The likelihood of Saudi-led OPEC+ maintaining supply cuts beyond the first quarter, potentially until the end of 2024, is anticipated to keep oil prices above $80 per barrel, according to Suvro Sarkar, the energy sector team lead at DBS Bank. Expectations of Saudi Arabia maintaining crude prices for Asian customers at March levels in April also supported the market.

On the demand side, the U.S. personal consumption expenditures (PCE) index, the Federal Reserve’s preferred inflation gauge, showed January inflation aligning with economists’ expectations. This reinforced market expectations for a June interest rate cut, which could potentially reduce consumer costs and stimulate fuel buying activity.

However, mixed February purchasing managers’ index (PMI) data from China, the world’s leading oil consumer, tempered price gains.

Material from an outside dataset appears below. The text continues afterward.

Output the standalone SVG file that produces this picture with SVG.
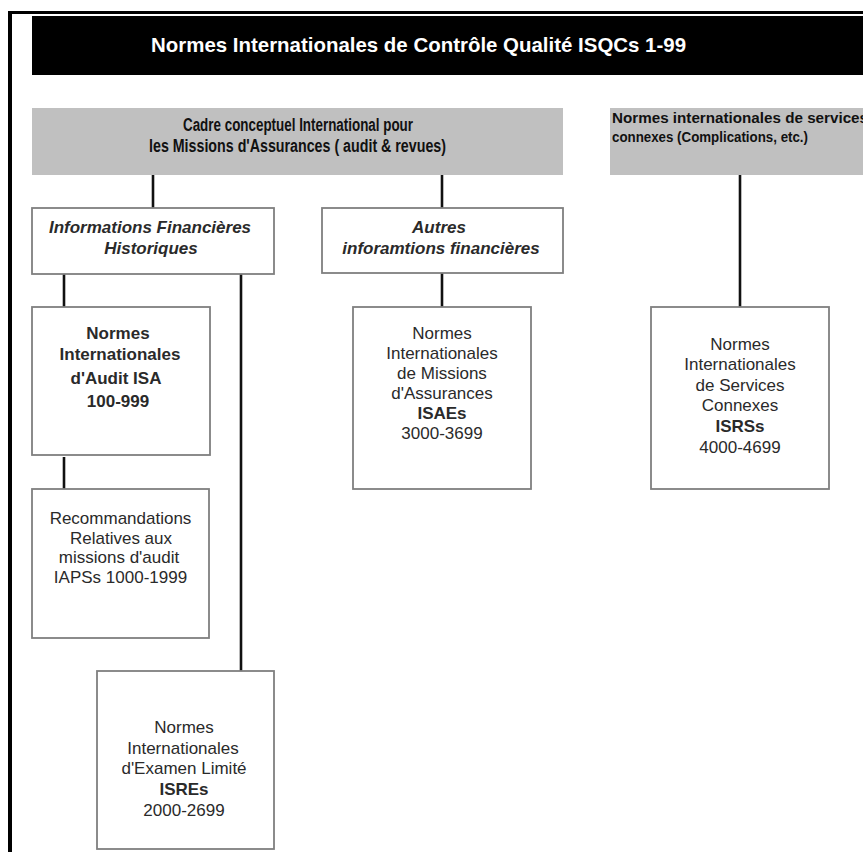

China’s manufacturing activity contracted for the fifth consecutive month in February, as per an official factory survey, placing pressure on Beijing to implement additional stimulus measures.

DBS Bank’s Suvro Sarkar projected second-quarter hiccups in demand, anticipating Brent to average lower in Q2 2024 compared to Q1 2024. However, a potential rate cut scenario in the latter part of 2024 could boost fund flows towards riskier assets, leading to a rebound in oil prices in the second half of the year.